让我喋喋不休(第2/2页)
其实,朱老师说的是,“众物必有表里精粗,一草一木,皆涵至理。”你想想,要了解竹,该做什么?亲手去挑,你就认识了品种学。亲身种下,你就明白了土壤学。观察、记录它每天的成长,你就了解了植物学。把叶子取下,放到显微镜下面审视,发现叶上有虫,你就进入了植物病理学。对吧?
可是王阳明把朱熹的“至理”认知为圣人的道理,而不是外在客观的知识,所以他只是搬了个椅子盯着看。丁肇中笑说,“这位先生明明是把探察外界误认为探讨自己”,知识不是袖手旁观来的。他说,到今天中国学生都倾向于坐着动脑,不喜欢站起来动手,就是王阳明思想的影响。

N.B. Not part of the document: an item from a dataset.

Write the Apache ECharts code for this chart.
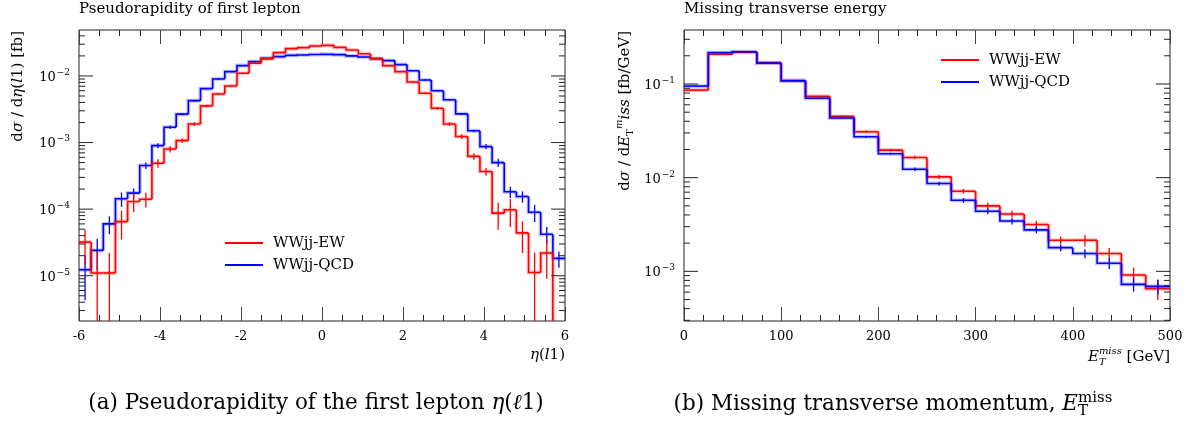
<!DOCTYPE html>
<html><head><meta charset="utf-8">
<script src="https://cdn.jsdelivr.net/npm/echarts@6/dist/echarts.min.js"></script>
<style>html,body{margin:0;padding:0;background:#fff}#c{width:1194px;height:423px}</style>
</head><body><div id="c"></div>
<script>
// ---------------- data ----------------
const ETA_EDGES = [-6,-5.7,-5.4,-5.1,-4.8,-4.5,-4.2,-3.9,-3.6,-3.3,-3,-2.7,-2.4,-2.1,-1.8,-1.5,-1.2,-0.9,-0.6,-0.3,0,0.3,0.6,0.9,1.2,1.5,1.8,2.1,2.4,2.7,3,3.3,3.6,3.9,4.2,4.5,4.8,5.1,5.4,5.7,6];
const ETA_EW = [3.2e-5,1.1e-5,1.1e-5,6.5e-5,1.3e-4,1.41e-4,4.9e-4,8.0e-4,1.07e-3,1.9e-3,3.55e-3,5.37e-3,7.08e-3,1.1e-2,1.55e-2,1.82e-2,2.24e-2,2.57e-2,2.66e-2,2.82e-2,2.88e-2,2.69e-2,2.45e-2,2.16e-2,1.82e-2,1.43e-2,1.16e-2,8.1e-3,5.5e-3,3.27e-3,1.9e-3,1.23e-3,6.2e-4,3.67e-4,8.7e-5,9.8e-5,4.4e-5,1.12e-5,2.2e-5,0];
const ETA_EW_ERR = [1.7e-5,1.2e-5,1.1e-5,3e-5,4e-5,3.5e-5,7e-5,9e-5,8e-5,1.1e-4,1.5e-4,2e-4,2.2e-4,2.5e-4,2.5e-4,2.5e-4,2.5e-4,2.5e-4,2.5e-4,2.5e-4,2.5e-4,2.5e-4,2.5e-4,2.5e-4,2.5e-4,2.5e-4,2.5e-4,2.4e-4,2e-4,1.6e-4,1.3e-4,1e-4,7e-5,5e-5,3.8e-5,4.4e-5,2.2e-5,1.1e-5,1.3e-5,0];
const ETA_QCD = [1.23e-5,2.4e-5,6.0e-5,1.43e-4,1.74e-4,4.52e-4,9.0e-4,1.70e-3,2.67e-3,4.26e-3,6.45e-3,9.0e-3,1.16e-2,1.43e-2,1.64e-2,1.84e-2,1.95e-2,2.04e-2,2.06e-2,2.1e-2,2.11e-2,2.09e-2,2.0e-2,1.93e-2,1.82e-2,1.70e-2,1.48e-2,1.20e-2,8.7e-3,6.0e-3,4.4e-3,2.7e-3,1.5e-3,8.7e-4,5.0e-4,1.82e-4,1.55e-4,9.0e-5,4.2e-5,1.82e-5];
const ETA_QCD_ERR = [0.8e-5,1.2e-5,1.8e-5,3.5e-5,3e-5,5e-5,8e-5,1e-4,1e-4,1.3e-4,1.5e-4,2e-4,2e-4,2e-4,2e-4,2e-4,2e-4,2e-4,2e-4,2e-4,2e-4,2e-4,2e-4,2e-4,2e-4,2e-4,2e-4,2e-4,1.7e-4,1.4e-4,1.2e-4,9e-5,7e-5,8e-5,7e-5,3.5e-5,3e-5,2.6e-5,1.2e-5,0.5e-5];

const MET_EDGES = [0,25,50,75,100,125,150,175,200,225,250,275,300,325,350,375,400,425,450,475,500];
const MET_EW = [0.086,0.208,0.218,0.169,0.109,0.0738,0.0451,0.0309,0.0197,0.0164,0.0102,0.00717,0.0050,0.0041,0.00316,0.00215,0.00215,0.00155,0.000913,0.000653];
const MET_EW_ERR = [0.0009,0.002,0.002,0.0017,0.0011,0.0008,0.0006,0.0009,0.0006,0.0007,0.0005,0.0004,0.0004,0.00033,0.00028,0.0002,0.0003,0.00022,0.00018,0.00016];
const MET_QCD = [0.095,0.216,0.221,0.167,0.108,0.0703,0.0433,0.0273,0.018,0.0123,0.00867,0.00574,0.00438,0.00345,0.00277,0.00179,0.00155,0.00122,0.000726,0.000691];
const MET_QCD_ERR = [0.0009,0.002,0.002,0.0017,0.0011,0.0007,0.0005,0.0008,0.0005,0.0005,0.0004,0.00035,0.0003,0.00028,0.00022,0.00015,0.00017,0.00016,0.00012,0.00012];

const SERIES_NAMES = ['WWjj-EW','WWjj-QCD'];
const ETA_TICKS = [-6,-4,-2,0,2,4,6];
const MET_TICKS = [0,100,200,300,400,500];
const EXP_LABELS_L = [-5,-4,-3,-2];
const EXP_LABELS_R = [-3,-2,-1];

// ---------------- layout ----------------
const FONT = "'DejaVu Serif', serif";
const RED = '#ff0000', BLUE = '#0000ff';
const Y_L = [2.09e-6, 0.049];
const Y_R = [2.95e-4, 0.377];
const GL = {left:79, top:30, width:486, height:291};
const GR = {left:684, top:30, width:486, height:291};

const cv = document.createElement('canvas').getContext('2d');
function tw(t, size, style){ cv.font = (style||'normal') + ' ' + size + 'px ' + FONT; return cv.measureText(t).width; }

function makeHist(name, edges, vals, errs, color, halo, idx, z){
  return {
    type:'custom', name, xAxisIndex: idx*2, yAxisIndex: idx, clip:true, z,
    itemStyle:{color}, encode:{x:[0,1], y:2},
    data: vals.map((v,i)=>[edges[i], edges[i+1], v, errs[i]]),
    renderItem(params, api){
      const i = params.dataIndex, cs = params.coordSys;
      const bot = cs.y + cs.height + 4;
      const Y = val => (val > 0 ? api.coord([api.value(0), val])[1] : bot);
      const lo = api.value(0), hi = api.value(1), v = api.value(2), e = api.value(3);
      const xl = api.coord([lo, 0.01])[0], xh = api.coord([hi, 0.01])[0], xc = (xl+xh)/2;
      const y = Y(v);
      const pts = [];
      if (i > 0) pts.push([xl, Y(vals[i-1])]);
      pts.push([xl, y], [xh, y]);
      const ch = [
        {type:'polyline', shape:{points:pts}, style:{stroke:halo, lineWidth:4, fill:null}},
        {type:'polyline', shape:{points:pts}, style:{stroke:color, lineWidth:1.6, fill:null}}
      ];
      if (v > 0 && e > 0) ch.push({type:'line', shape:{x1:xc, y1:Y(v+e), x2:xc, y2:Y(v-e)}, style:{stroke:color, lineWidth:1.3}});
      return {type:'group', children:ch};
    }
  };
}

function logTicks(range, x0){
  const out = [];
  for (let n=-8; n<=1; n++) for (let k=1; k<=9; k++){
    const v = k*Math.pow(10,n);
    if (v > range[0] && v < range[1]) out.push([x0, v, k]);
  }
  return out;
}
function makeTicks(range, x0, idx){
  return {
    type:'custom', xAxisIndex: idx*2, yAxisIndex: idx, silent:true, z:20, clip:false,
    encode:{x:0, y:1}, data: logTicks(range, x0),
    renderItem(params, api){
      const cs = params.coordSys;
      const y = api.coord([api.value(0), api.value(1)])[1];
      const len = api.value(2) === 1 ? 14 : 6;
      const st = {stroke:'#222', lineWidth:1};
      return {type:'group', children:[
        {type:'line', shape:{x1:cs.x, y1:y, x2:cs.x+len, y2:y}, style:st},
        {type:'line', shape:{x1:cs.x+cs.width-len, y1:y, x2:cs.x+cs.width, y2:y}, style:st}
      ]};
    }
  };
}

const labRich = {
  b:{fontSize:13, fontFamily:FONT, color:'#000', verticalAlign:'bottom'},
  e:{fontSize:9, fontFamily:FONT, color:'#000', verticalAlign:'bottom', padding:[0,0,7,1]}
};
function expFormatter(allowed){
  return v => {
    const l = Math.log10(v), r = Math.round(l);
    if (Math.abs(l-r) > 0.01 || allowed.indexOf(r) < 0) return '';
    return '{b|10}{e|\u2212' + (-r) + '}';
  };
}
function xAx(gi, min, max, interval, split, pos, ticks){
  return {
    gridIndex:gi, type:'value', min, max, interval, position:pos,
    axisLine:{show:false},
    axisTick:{show:true, inside:true, length:14, lineStyle:{color:'#444', width:1}},
    minorTick:{show:true, splitNumber:split, length:6, lineStyle:{color:'#222', width:1}},
    splitLine:{show:false}, minorSplitLine:{show:false},
    axisLabel:{show: pos==='bottom', margin:9, fontSize:13, fontFamily:FONT, color:'#000',
      formatter: v => (ticks.indexOf(v) >= 0 ? String(v) : '')}
  };
}
function yAx(gi, range, allowed){
  return {
    gridIndex:gi, type:'log', min:range[0], max:range[1],
    axisLine:{show:false}, axisTick:{show:false}, splitLine:{show:false}, minorSplitLine:{show:false},
    axisLabel:{margin:9, formatter: expFormatter(allowed), rich: labRich}
  };
}

const R = {
  n:{fontFamily:FONT, fontSize:15, color:'#000', verticalAlign:'bottom', padding:[0,0,3,0]},
  i:{fontFamily:FONT, fontSize:15, fontStyle:'italic', color:'#000', verticalAlign:'bottom', padding:[0,0,3,0]},
  sup:{fontFamily:FONT, fontSize:10, fontStyle:'italic', color:'#000', verticalAlign:'bottom', padding:[0,0,11,0]},
  sub:{fontFamily:FONT, fontSize:10, color:'#000', verticalAlign:'bottom', padding:[0,0,0,0]}
};
const CAP = 21.5;
const CAPS = 15;
const RC = {
  n:{fontFamily:FONT, fontSize:CAP, color:'#000', verticalAlign:'bottom'},
  i:{fontFamily:FONT, fontSize:CAP, fontStyle:'italic', color:'#000', verticalAlign:'bottom'},
  sup:{fontFamily:FONT, fontSize:CAPS, color:'#000', verticalAlign:'bottom', padding:[0,0,10,0]}
};

// caption (b) with stacked sub/sup
const capBMain = '(b) Missing transverse momentum, ';
const capBW = tw(capBMain, CAP) + tw('E', CAP, 'italic') + tw('miss', CAPS);
const capBX = 893 - capBW/2;
const capBEx = capBX + tw(capBMain, CAP) + tw('E', CAP, 'italic');
// x-axis name right
const xnW = tw('E',15,'italic') + tw('miss',10,'italic') + tw(' [GeV]',15);
const xnX = 1170 - xnW;

const graphic = [
  {type:'text', left:79, top:2, style:{text:'Pseudorapidity of first lepton', font:'15px '+FONT, fill:'#000'}},
  {type:'text', left:684, top:2, style:{text:'Missing transverse energy', font:'15px '+FONT, fill:'#000'}},
  {type:'text', x:20, y:31, rotation:Math.PI/2,
    style:{text:'{n|d}{i|\u03c3}{n| / d}{i|\u03b7}{n|(}{i|l}{n|1) [fb]}', rich:R, align:'right', verticalAlign:'middle'}},
  {type:'text', x:625, y:31, rotation:Math.PI/2,
    style:{text:'{n|d}{i|\u03c3}{n| / d}{i|E}{sub|T}{sup|m}{i|iss}{n| [fb/GeV]}', rich:R, align:'right', verticalAlign:'middle'}},
  {type:'text', x:565, y:357, style:{text:'{i|\u03b7}{n|(}{i|l}{n|1)}', rich:R, align:'right', verticalAlign:'middle'}},
  {type:'text', x:xnX, y:357, style:{text:'{i|E}{sup|miss}{n| [GeV]}', rich:R, align:'left', verticalAlign:'middle'}},
  {type:'text', x:xnX + tw('E',15,'italic'), y:362, style:{text:'T', font:'italic 10px '+FONT, fill:'#000', verticalAlign:'middle'}},
  {type:'text', x:316, y:403, style:{text:'{n|(a) Pseudorapidity of the first lepton }{i|\u03b7}{n|(}{i|\u2113}{n|1)}', rich:RC, align:'center', verticalAlign:'middle'}},
  {type:'text', x:capBX, y:403, style:{text:'{n|' + capBMain + '}{i|E}{sup|miss}', rich:RC, align:'left', verticalAlign:'middle'}},
  {type:'text', x:capBEx, y:411, style:{text:'T', font:CAPS + 'px '+FONT, fill:'#000', verticalAlign:'middle'}}
];

const legendCommon = {
  orient:'vertical', itemWidth:38, itemHeight:2, itemGap:0, icon:'rect', selectedMode:false,
  textStyle:{fontFamily:FONT, fontSize:15, color:'#000', lineHeight:22, padding:[0,0,0,5]},
  data:[{name:SERIES_NAMES[0], itemStyle:{color:RED}}, {name:SERIES_NAMES[1], itemStyle:{color:BLUE}}]
};

const option = {
  animation:false,
  backgroundColor:'#fff',
  grid:[Object.assign({show:true, borderColor:'#222', borderWidth:1, backgroundColor:'transparent'}, GL),
        Object.assign({show:true, borderColor:'#222', borderWidth:1, backgroundColor:'transparent'}, GR)],
  xAxis:[xAx(0,-6,6,2,4,'bottom',ETA_TICKS), xAx(0,-6,6,2,4,'top',ETA_TICKS),
         xAx(1,0,500,100,5,'bottom',MET_TICKS), xAx(1,0,500,100,5,'top',MET_TICKS)],
  yAxis:[yAx(0,Y_L,EXP_LABELS_L), yAx(1,Y_R,EXP_LABELS_R)],
  legend:[Object.assign({left:220, top:227}, legendCommon), Object.assign({left:936, top:44}, legendCommon)],
  graphic,
  series:[
    makeHist(SERIES_NAMES[1], ETA_EDGES, ETA_QCD, ETA_QCD_ERR, BLUE, 'rgba(0,0,255,0.22)', 0, 2),
    makeHist(SERIES_NAMES[0], ETA_EDGES, ETA_EW, ETA_EW_ERR, RED, 'rgba(255,0,0,0.22)', 0, 3),
    makeHist(SERIES_NAMES[0], MET_EDGES, MET_EW, MET_EW_ERR, RED, 'rgba(255,0,0,0.22)', 1, 2),
    makeHist(SERIES_NAMES[1], MET_EDGES, MET_QCD, MET_QCD_ERR, BLUE, 'rgba(0,0,255,0.22)', 1, 3),
    makeTicks(Y_L, -6, 0),
    makeTicks(Y_R, 0, 1)
  ]
};
const chart = echarts.init(document.getElementById('c'), null, {renderer:'canvas'});
chart.setOption(option);
</script></body></html>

喔,丁肇中就是那个得到诺贝尔奖的物理学家。在日内瓦时我们曾在美丽的日内瓦湖边吃饭,很可爱的人。
你还有兴趣听下去吗?
我坐在那红彩木前,其实是一心多用的。一面用手在给红彩木做“体检”,认识它的树形、叶形、枝形、花序、花瓣的质地,同时脑子里流过很多、很多的念头。我相信你也是。譬如我们读书时,你每天早上五点钟就摸黑起来帮我们做便当,手上在做便当,你的脑子一定是千头万绪转动——要到哪里标会把学费凑足、老大不爱读书怎么办、台风把屋瓦吹跑了、养猪补贴点家用如何……
心
坐在红彩木前,我的思绪转到王阳明的一次郊游。他一个朋友指着峭壁岩石里长出来的一株花树,故意挑战,说,你老兄总是说“天下无心外之物”,但是你看这一株花朵盛开的树,长在深山峭壁,它在深山中自开自落,跟我的“心”有什么关系?
王阳明就回答:
你未看此花时,此花与汝心同归于寂;你来看此花时,则此花颜色一时明白起来,便知此花不在你的心外。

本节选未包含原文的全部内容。